TASK INSTRUCTIONS
Restate, exactly and without pictures, the lines from the start of the listing below through the line holding "5.7, 5.75, 5.8, 5.85, 5.9, 5.95, 6.0]".
###
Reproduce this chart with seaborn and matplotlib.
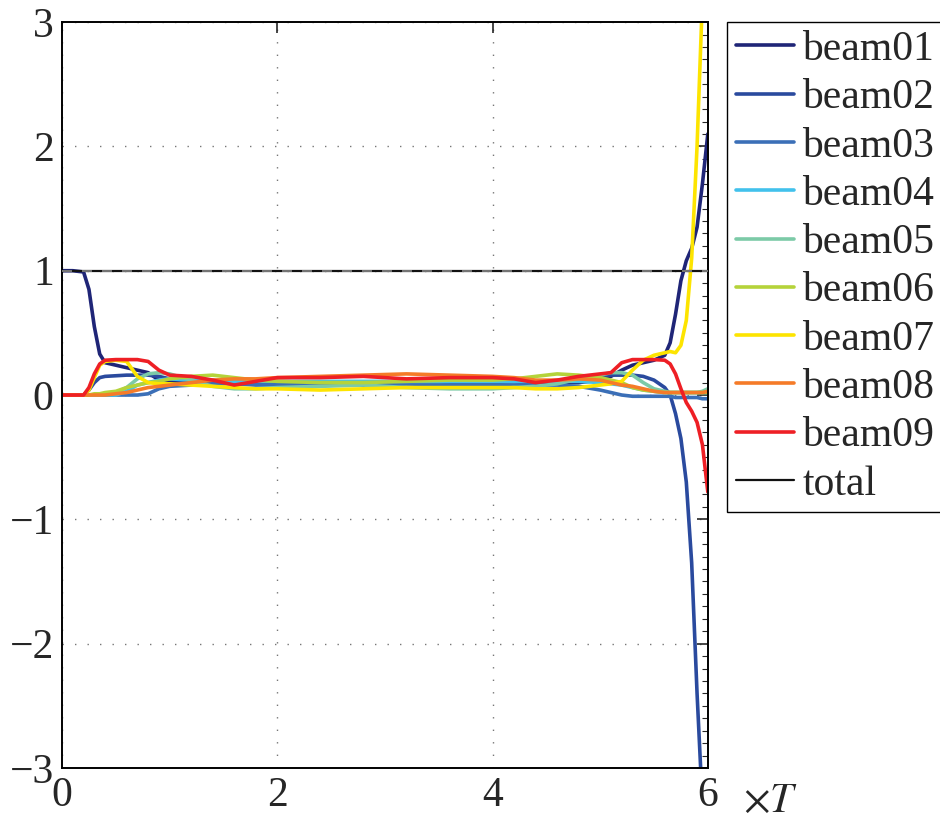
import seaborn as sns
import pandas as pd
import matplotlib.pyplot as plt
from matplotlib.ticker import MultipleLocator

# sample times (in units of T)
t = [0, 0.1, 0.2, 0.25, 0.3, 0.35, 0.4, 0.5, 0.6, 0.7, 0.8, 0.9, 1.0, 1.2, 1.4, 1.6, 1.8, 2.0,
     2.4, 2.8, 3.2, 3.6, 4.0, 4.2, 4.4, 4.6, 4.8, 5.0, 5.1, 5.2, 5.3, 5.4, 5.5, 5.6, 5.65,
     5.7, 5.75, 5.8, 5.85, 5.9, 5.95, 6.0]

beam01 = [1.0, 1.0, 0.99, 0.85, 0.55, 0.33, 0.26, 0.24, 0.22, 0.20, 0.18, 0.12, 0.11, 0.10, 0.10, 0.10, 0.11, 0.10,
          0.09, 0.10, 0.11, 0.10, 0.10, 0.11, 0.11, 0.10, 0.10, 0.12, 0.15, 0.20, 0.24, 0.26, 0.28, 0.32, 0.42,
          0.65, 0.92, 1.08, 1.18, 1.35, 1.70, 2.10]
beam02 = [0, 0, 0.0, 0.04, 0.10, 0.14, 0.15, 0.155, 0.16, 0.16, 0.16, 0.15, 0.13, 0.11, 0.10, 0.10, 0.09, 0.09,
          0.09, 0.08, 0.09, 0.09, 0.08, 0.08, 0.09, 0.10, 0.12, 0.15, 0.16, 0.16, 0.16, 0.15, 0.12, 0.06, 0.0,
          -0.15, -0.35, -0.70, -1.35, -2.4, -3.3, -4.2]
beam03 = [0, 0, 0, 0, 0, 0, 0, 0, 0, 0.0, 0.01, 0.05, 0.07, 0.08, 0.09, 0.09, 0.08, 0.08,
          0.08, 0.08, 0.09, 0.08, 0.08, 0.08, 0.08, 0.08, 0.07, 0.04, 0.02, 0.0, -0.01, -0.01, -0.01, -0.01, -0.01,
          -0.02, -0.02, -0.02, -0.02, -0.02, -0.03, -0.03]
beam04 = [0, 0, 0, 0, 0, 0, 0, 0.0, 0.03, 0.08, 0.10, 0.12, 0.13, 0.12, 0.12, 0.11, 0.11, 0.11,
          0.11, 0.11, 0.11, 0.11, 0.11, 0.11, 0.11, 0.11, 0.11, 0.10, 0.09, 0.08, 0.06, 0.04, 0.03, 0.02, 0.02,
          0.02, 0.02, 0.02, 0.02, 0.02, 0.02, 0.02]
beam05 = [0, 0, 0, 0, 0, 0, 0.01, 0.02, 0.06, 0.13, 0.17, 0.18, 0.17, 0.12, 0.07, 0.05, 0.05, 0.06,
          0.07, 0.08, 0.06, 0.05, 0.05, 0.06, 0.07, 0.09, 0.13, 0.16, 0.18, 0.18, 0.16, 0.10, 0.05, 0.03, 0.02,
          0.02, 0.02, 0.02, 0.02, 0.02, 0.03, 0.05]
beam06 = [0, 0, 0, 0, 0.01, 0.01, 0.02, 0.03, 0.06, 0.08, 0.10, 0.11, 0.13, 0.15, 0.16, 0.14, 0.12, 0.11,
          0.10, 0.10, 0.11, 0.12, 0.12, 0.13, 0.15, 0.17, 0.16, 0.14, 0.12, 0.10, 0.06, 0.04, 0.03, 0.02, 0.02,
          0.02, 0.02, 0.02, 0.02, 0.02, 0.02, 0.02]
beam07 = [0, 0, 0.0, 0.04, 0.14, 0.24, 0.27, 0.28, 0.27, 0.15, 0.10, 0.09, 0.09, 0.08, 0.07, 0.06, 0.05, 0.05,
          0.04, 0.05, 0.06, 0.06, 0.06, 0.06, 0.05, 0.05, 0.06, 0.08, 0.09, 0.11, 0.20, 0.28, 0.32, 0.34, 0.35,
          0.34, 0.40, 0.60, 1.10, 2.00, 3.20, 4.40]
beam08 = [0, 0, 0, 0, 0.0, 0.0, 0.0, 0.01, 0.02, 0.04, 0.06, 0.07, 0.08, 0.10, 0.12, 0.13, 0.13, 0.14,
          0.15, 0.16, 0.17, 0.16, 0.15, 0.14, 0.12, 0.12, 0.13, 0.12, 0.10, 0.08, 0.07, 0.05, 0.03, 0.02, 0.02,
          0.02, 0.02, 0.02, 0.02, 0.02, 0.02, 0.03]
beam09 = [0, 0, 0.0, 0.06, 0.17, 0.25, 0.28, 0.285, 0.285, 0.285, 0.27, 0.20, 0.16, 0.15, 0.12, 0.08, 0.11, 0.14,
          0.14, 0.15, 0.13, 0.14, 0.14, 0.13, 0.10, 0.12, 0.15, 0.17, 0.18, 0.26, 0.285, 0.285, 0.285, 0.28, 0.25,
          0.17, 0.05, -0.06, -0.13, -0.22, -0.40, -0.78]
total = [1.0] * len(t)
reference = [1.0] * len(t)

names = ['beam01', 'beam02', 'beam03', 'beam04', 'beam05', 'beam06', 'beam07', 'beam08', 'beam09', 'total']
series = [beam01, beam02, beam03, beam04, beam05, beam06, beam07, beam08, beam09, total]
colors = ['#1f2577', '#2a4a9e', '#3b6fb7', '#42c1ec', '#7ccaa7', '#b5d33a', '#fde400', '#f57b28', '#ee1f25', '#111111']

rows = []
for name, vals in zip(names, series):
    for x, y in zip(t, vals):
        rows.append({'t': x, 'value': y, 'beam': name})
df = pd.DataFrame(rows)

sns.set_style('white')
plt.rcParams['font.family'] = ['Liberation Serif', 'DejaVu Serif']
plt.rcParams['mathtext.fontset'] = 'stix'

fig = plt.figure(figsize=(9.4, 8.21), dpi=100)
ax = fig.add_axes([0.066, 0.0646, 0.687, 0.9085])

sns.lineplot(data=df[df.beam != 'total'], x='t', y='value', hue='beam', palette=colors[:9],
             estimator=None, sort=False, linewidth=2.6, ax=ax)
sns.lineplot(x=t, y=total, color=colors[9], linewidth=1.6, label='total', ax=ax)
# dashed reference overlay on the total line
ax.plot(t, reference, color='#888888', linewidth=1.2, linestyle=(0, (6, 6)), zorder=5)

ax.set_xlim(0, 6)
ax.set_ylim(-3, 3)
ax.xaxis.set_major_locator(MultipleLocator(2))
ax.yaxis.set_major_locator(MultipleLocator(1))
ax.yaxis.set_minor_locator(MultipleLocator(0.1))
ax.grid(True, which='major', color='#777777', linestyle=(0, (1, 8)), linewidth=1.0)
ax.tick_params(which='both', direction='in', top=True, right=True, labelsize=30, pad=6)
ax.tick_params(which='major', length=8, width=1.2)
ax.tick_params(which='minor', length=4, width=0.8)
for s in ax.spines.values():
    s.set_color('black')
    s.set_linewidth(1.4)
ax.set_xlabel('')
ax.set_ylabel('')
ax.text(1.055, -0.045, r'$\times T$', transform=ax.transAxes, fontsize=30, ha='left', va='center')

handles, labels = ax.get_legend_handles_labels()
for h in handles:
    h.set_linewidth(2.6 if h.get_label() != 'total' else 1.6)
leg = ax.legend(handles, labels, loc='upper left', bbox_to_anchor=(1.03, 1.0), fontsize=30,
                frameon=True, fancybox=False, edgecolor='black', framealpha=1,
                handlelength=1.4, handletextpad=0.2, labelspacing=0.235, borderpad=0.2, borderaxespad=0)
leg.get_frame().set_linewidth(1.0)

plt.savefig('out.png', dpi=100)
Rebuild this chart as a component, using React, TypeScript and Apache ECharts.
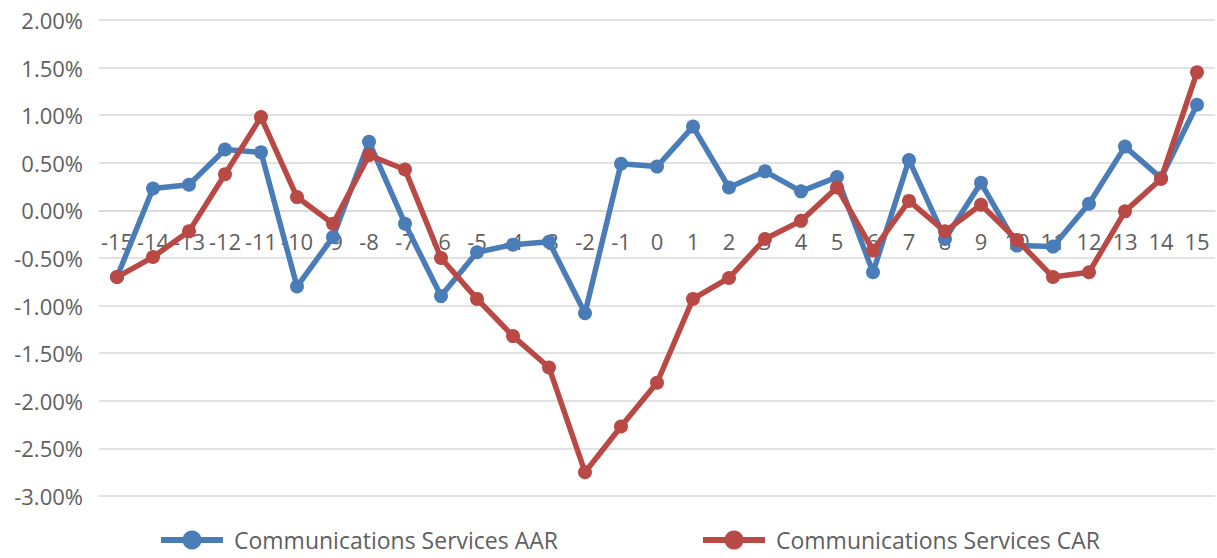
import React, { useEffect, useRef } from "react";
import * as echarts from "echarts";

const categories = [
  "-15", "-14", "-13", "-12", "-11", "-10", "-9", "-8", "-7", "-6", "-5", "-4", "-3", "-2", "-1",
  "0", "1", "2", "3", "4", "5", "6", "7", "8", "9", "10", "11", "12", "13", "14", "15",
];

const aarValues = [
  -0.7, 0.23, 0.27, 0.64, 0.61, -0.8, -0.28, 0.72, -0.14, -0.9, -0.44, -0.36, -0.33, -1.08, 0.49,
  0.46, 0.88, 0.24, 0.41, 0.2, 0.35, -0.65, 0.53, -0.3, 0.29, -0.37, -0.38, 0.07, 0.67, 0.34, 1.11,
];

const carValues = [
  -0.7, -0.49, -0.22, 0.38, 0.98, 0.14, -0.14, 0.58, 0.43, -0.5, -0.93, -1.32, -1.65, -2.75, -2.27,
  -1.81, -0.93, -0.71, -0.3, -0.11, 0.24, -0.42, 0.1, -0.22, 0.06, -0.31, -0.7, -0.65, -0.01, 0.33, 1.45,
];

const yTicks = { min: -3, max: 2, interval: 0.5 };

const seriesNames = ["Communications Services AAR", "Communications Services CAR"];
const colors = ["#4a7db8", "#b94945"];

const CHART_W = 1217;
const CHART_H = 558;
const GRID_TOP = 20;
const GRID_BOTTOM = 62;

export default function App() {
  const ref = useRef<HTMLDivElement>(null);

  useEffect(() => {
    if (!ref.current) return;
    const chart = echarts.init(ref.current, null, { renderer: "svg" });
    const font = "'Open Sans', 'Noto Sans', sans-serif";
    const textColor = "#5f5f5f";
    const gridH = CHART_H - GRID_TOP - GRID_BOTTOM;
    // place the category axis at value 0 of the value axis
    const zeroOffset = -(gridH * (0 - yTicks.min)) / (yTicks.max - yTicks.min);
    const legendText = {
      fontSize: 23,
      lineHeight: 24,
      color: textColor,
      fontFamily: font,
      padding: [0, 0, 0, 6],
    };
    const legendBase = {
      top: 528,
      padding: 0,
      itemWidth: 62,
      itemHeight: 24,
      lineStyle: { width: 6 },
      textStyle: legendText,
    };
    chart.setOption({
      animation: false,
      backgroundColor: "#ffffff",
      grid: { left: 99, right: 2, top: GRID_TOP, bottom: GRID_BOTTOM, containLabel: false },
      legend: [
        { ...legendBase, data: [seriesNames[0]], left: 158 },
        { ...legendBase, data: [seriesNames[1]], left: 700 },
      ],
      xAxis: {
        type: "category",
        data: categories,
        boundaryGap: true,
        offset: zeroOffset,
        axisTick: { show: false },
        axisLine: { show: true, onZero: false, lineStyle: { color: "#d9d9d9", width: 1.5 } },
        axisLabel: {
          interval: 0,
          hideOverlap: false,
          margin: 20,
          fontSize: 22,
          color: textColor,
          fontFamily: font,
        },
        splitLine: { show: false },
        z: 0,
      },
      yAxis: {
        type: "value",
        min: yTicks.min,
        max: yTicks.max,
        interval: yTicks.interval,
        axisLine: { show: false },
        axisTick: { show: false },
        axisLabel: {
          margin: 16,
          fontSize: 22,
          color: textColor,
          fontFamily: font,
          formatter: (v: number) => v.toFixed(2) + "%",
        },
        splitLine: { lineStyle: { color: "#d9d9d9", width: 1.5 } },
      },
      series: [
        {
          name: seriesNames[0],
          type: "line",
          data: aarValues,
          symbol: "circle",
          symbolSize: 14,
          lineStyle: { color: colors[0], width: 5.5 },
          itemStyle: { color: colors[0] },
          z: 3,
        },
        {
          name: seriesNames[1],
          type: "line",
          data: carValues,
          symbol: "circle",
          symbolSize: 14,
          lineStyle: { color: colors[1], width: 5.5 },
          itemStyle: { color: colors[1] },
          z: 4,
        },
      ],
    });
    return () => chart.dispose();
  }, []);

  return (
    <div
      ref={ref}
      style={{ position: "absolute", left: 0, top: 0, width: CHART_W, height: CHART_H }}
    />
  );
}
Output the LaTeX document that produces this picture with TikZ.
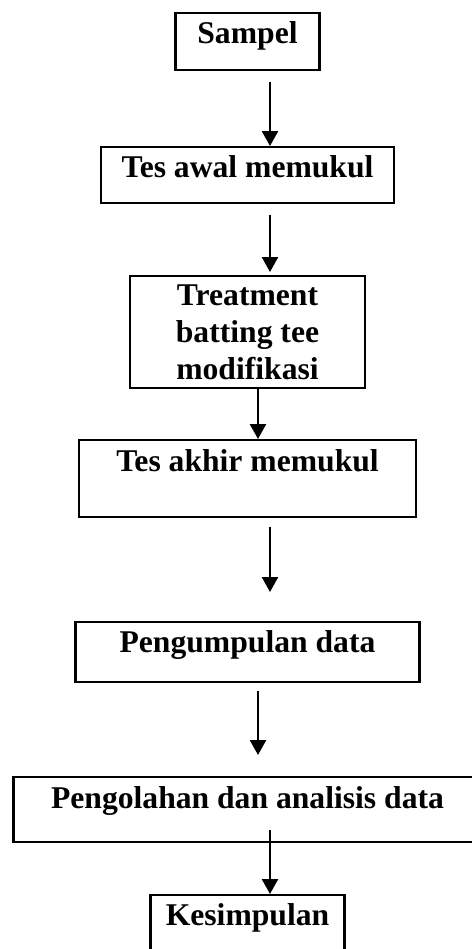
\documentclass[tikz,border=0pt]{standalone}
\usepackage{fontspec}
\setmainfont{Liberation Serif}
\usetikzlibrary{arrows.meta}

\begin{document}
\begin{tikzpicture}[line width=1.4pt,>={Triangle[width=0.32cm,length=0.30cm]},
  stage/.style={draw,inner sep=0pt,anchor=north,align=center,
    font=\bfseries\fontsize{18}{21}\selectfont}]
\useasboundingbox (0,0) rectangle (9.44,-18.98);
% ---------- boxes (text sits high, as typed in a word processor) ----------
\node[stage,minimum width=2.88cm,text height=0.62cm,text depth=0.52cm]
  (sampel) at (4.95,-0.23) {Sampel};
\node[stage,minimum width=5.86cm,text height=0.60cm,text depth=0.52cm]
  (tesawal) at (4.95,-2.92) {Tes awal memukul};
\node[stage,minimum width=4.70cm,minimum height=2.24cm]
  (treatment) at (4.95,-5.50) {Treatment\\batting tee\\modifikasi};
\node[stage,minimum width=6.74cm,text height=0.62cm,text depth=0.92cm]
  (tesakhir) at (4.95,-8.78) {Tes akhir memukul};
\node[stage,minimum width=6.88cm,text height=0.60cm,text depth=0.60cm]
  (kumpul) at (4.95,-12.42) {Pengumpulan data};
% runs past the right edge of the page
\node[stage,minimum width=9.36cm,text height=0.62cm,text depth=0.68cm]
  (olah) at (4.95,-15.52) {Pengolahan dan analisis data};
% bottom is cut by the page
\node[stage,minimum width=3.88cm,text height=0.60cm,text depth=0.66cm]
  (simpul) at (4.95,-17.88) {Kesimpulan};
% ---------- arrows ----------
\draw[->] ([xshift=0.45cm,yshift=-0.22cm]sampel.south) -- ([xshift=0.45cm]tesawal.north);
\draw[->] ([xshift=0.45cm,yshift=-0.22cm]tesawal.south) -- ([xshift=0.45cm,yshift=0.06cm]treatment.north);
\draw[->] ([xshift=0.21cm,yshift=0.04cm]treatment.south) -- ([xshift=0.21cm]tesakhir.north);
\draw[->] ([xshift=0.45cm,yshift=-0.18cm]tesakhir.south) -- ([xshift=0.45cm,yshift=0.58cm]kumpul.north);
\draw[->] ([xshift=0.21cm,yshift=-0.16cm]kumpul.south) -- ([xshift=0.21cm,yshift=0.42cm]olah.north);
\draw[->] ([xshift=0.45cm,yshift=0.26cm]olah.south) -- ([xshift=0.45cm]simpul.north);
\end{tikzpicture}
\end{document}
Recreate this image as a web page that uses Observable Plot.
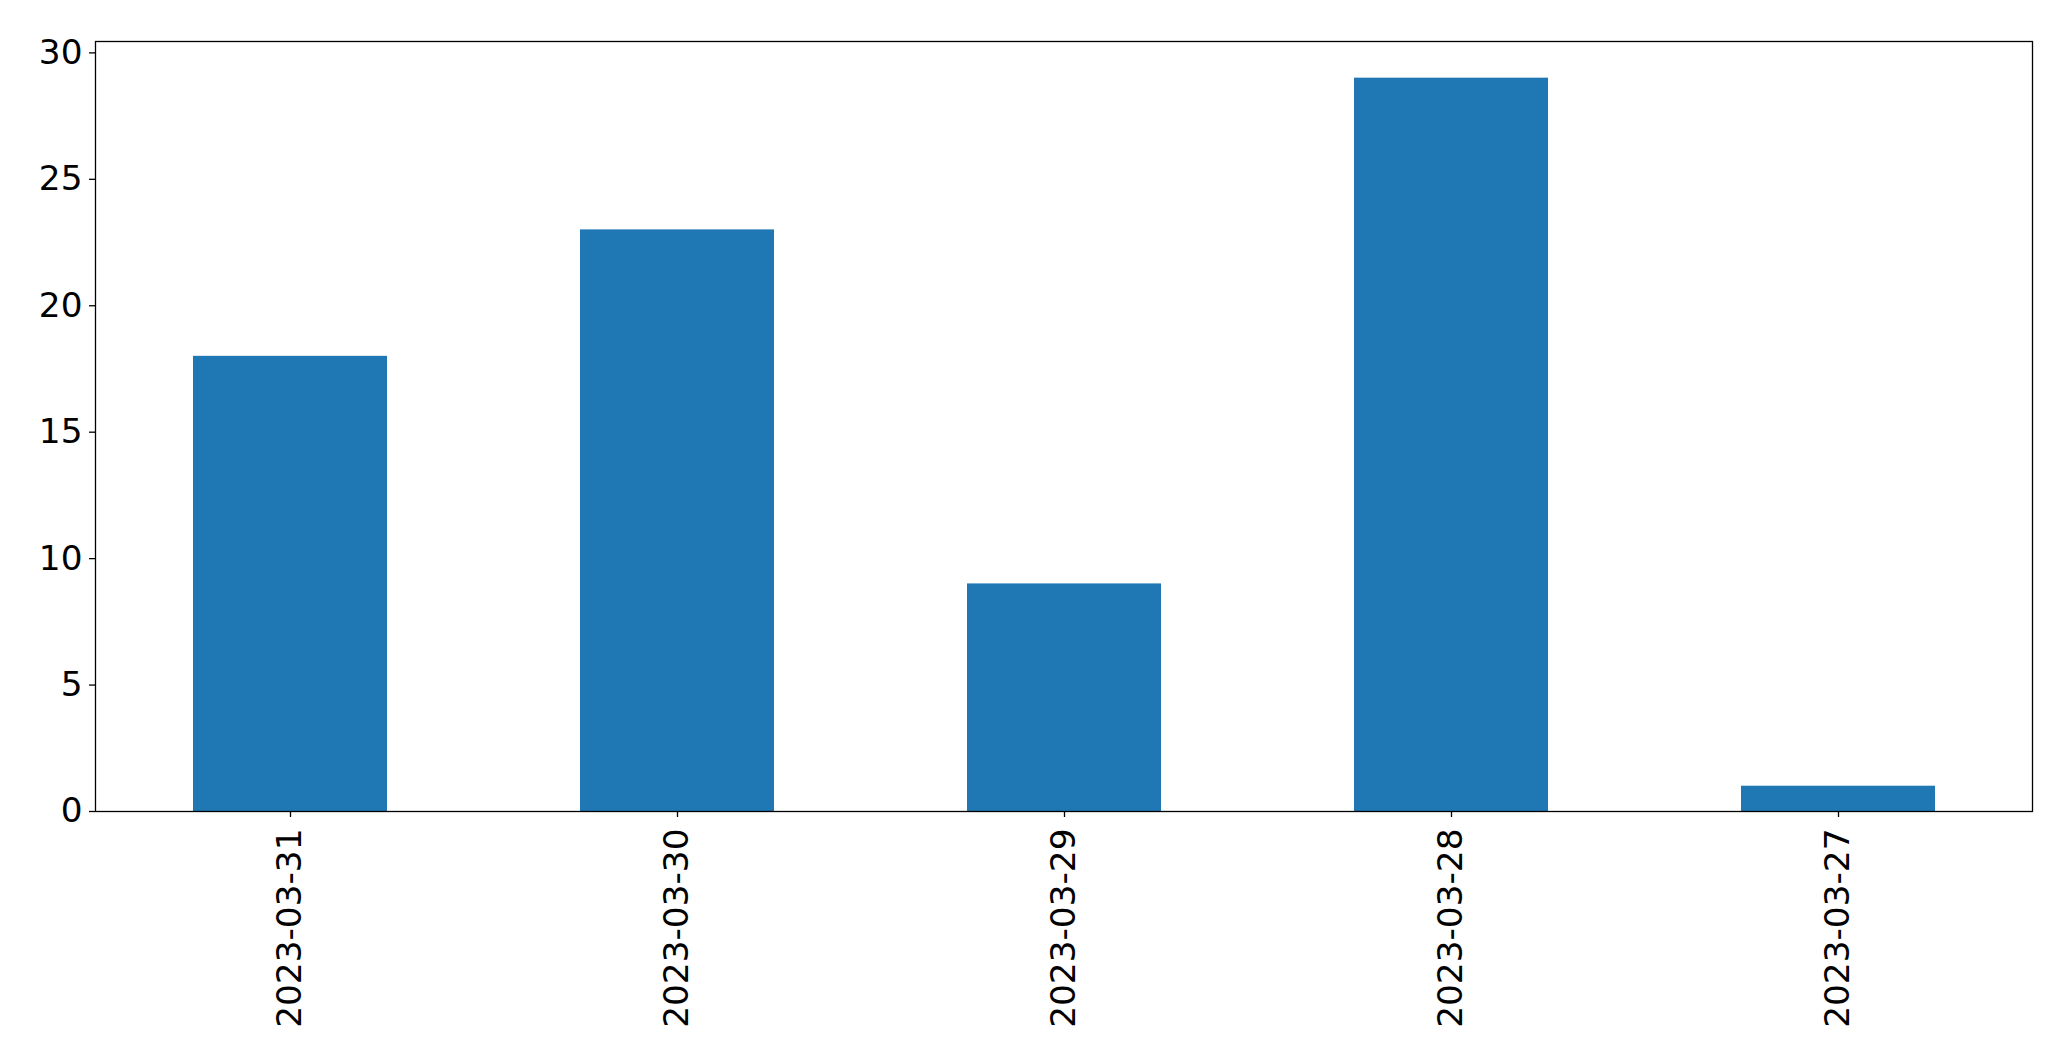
###
EXERCISE OUTPUT
Reproduce this chart with seaborn and matplotlib.
import seaborn as sns
import pandas as pd
import matplotlib.pyplot as plt
from matplotlib.ticker import MultipleLocator

# sample times (in units of T)
t = [0, 0.1, 0.2, 0.25, 0.3, 0.35, 0.4, 0.5, 0.6, 0.7, 0.8, 0.9, 1.0, 1.2, 1.4, 1.6, 1.8, 2.0,
     2.4, 2.8, 3.2, 3.6, 4.0, 4.2, 4.4, 4.6, 4.8, 5.0, 5.1, 5.2, 5.3, 5.4, 5.5, 5.6, 5.65,
     5.7, 5.75, 5.8, 5.85, 5.9, 5.95, 6.0]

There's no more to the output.